### [Given material]
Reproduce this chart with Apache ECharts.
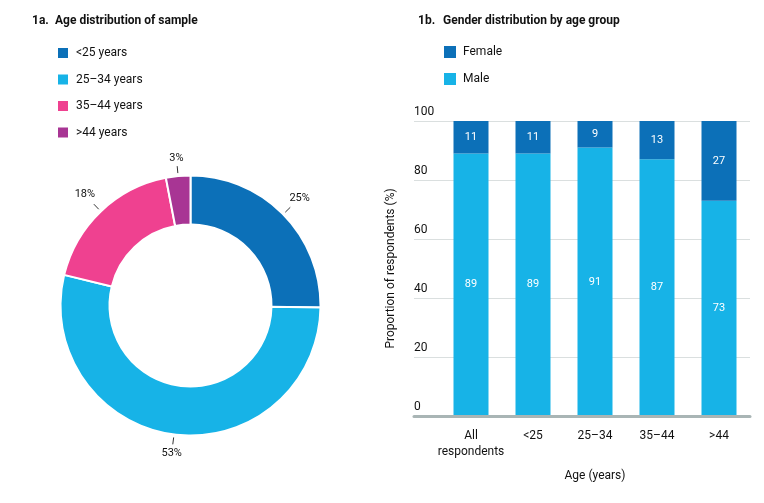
<!DOCTYPE html>
<html>
<head>
<meta charset="utf-8">
<script src="https://cdn.jsdelivr.net/npm/echarts@6/dist/echarts.min.js"></script>
<style>
  html, body { margin: 0; padding: 0; background: #fff; }
  #main { width: 764px; height: 503px; }
</style>
</head>
<body>
<div id="main"></div>
<script>
// 1a data
var ageGroups = ['<25 years', '25–34 years', '35–44 years', '>44 years'];
var agePct = [25, 53, 18, 3];
var ageColors = ['#0c70b8', '#17b3e7', '#ef4190', '#a83594'];

// 1b data
var barCats = ['All\nrespondents', '<25', '25–34', '35–44', '>44'];
var male = [89, 89, 91, 87, 73];
var female = [11, 11, 9, 13, 27];
var yTicks = [0, 20, 40, 60, 80, 100];

var FONT = 'Roboto';
var INK = '#111';

var chart = echarts.init(document.getElementById('main'));

// move each pie label out along its own label line
function radialLabel(p) {
  var pts = p.labelLinePoints;
  if (!pts) return {};
  var a = pts[0], b = pts[1];
  var dx = b[0] - a[0], dy = b[1] - a[1];
  var len = Math.sqrt(dx * dx + dy * dy) || 1;
  var ux = dx / len, uy = dy / len;
  var w = p.labelRect.width, h = p.labelRect.height;
  var d = Math.abs(ux) * w / 2 + Math.abs(uy) * h / 2 + 2;
  var s = [a[0] + ux * 3, a[1] + uy * 3];
  return {
    x: b[0] + ux * d,
    y: b[1] + uy * d,
    align: 'center',
    verticalAlign: 'middle',
    labelLinePoints: [s, b, b]
  };
}

var option = {
  animation: false,
  textStyle: { fontFamily: FONT, color: INK },
  title: [{
    left: 27, top: 10,
    text: '{n|1a.}Age distribution of sample',
    textStyle: {
      fontFamily: FONT, fontSize: 12, fontWeight: 'bold', color: INK,
      rich: { n: { width: 23, fontFamily: FONT, fontSize: 12, fontWeight: 'bold', color: INK } }
    }
  }, {
    left: 413, top: 10,
    text: '{n|1b.}Gender distribution by age group',
    textStyle: {
      fontFamily: FONT, fontSize: 12, fontWeight: 'bold', color: INK,
      rich: { n: { width: 25, fontFamily: FONT, fontSize: 12, fontWeight: 'bold', color: INK } }
    }
  }],
  legend: [{
    orient: 'vertical', left: 51, top: 41,
    itemWidth: 12, itemHeight: 12, itemGap: 12.5,
    icon: 'rect',
    data: ageGroups,
    selectedMode: false,
    textStyle: { fontFamily: FONT, fontSize: 12, color: INK, padding: [0, 0, 0, 2] }
  }, {
    orient: 'vertical', left: 439, top: 41,
    itemWidth: 12, itemHeight: 12, itemGap: 15,
    icon: 'rect',
    data: ['Female', 'Male'],
    selectedMode: false,
    textStyle: { fontFamily: FONT, fontSize: 12, color: INK, padding: [0, 0, 0, 2] }
  }],
  grid: [
    { left: 414, right: 14, top: 121, bottom: 87 },
    { left: 440, right: 14, top: 121, bottom: 87 }
  ],
  xAxis: [{
    gridIndex: 0, type: 'value', min: 0, max: 1, z: 5,
    axisLine: { show: true, lineStyle: { color: '#a9b5b5', width: 3 } },
    axisTick: { show: false }, axisLabel: { show: false }, splitLine: { show: false }
  }, {
    gridIndex: 1, type: 'category', data: barCats,
    axisLine: { show: false }, axisTick: { show: false },
    axisLabel: { interval: 0, color: INK, fontFamily: FONT, fontSize: 12, margin: 12, lineHeight: 16 },
    name: 'Age (years)', nameLocation: 'middle', nameGap: 54,
    nameTextStyle: { color: INK, fontFamily: FONT, fontSize: 12 }
  }],
  yAxis: [{
    gridIndex: 0, type: 'value', min: yTicks[0], max: yTicks[yTicks.length - 1], interval: 20,
    axisLine: { show: false }, axisTick: { show: false },
    splitLine: { lineStyle: { color: '#dadfdf', width: 1 } },
    axisLabel: {
      inside: true, margin: 0, verticalAlign: 'bottom', padding: [0, 0, 3, 0],
      color: INK, fontFamily: FONT, fontSize: 12
    },
    name: 'Proportion of respondents (%)', nameLocation: 'middle', nameRotate: 90, nameGap: 17,
    nameTextStyle: { color: INK, fontFamily: FONT, fontSize: 12 }
  }, {
    gridIndex: 1, type: 'value', min: 0, max: 100, show: false
  }],
  series: [{
    type: 'pie',
    center: [190.5, 305.5],
    radius: [81, 130],
    startAngle: 90,
    clockwise: true,
    avoidLabelOverlap: false,
    itemStyle: { borderColor: '#fff', borderWidth: 2 },
    label: {
      show: true, position: 'outside', formatter: '{c}%',
      color: INK, fontFamily: FONT, fontSize: 11
    },
    labelLine: { show: true, length: 10, length2: 0, lineStyle: { color: '#333', width: 1 } },
    labelLayout: radialLabel,
    emphasis: { disabled: true },
    data: ageGroups.map(function (n, i) {
      return { name: n, value: agePct[i], itemStyle: { color: ageColors[i] } };
    })
  }, {
    name: 'Male', type: 'bar', stack: 'g', xAxisIndex: 1, yAxisIndex: 1,
    barWidth: 35, data: male,
    itemStyle: { color: '#17b3e7' },
    label: { show: true, position: 'inside', color: '#fff', fontFamily: FONT, fontSize: 11 }
  }, {
    name: 'Female', type: 'bar', stack: 'g', xAxisIndex: 1, yAxisIndex: 1,
    barWidth: 35, data: female,
    itemStyle: { color: '#0c70b8' },
    label: { show: true, position: 'inside', color: '#fff', fontFamily: FONT, fontSize: 11 }
  }]
};

chart.setOption(option);
</script>
</body>
</html>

### [What you should do]
Reproduce exactly the run of lines that opens the listing and closes with the line holding "var ageColors = ['#0c70b8', '#17b3e7', '#ef4190', '#a83594'];". Pictures are excluded.

### [Finished answer]
Reproduce this chart with Apache ECharts.
<!DOCTYPE html>
<html>
<head>
<meta charset="utf-8">
<script src="https://cdn.jsdelivr.net/npm/echarts@6/dist/echarts.min.js"></script>
<style>
  html, body { margin: 0; padding: 0; background: #fff; }
  #main { width: 764px; height: 503px; }
</style>
</head>
<body>
<div id="main"></div>
<script>
// 1a data
var ageGroups = ['<25 years', '25–34 years', '35–44 years', '>44 years'];
var agePct = [25, 53, 18, 3];
var ageColors = ['#0c70b8', '#17b3e7', '#ef4190', '#a83594'];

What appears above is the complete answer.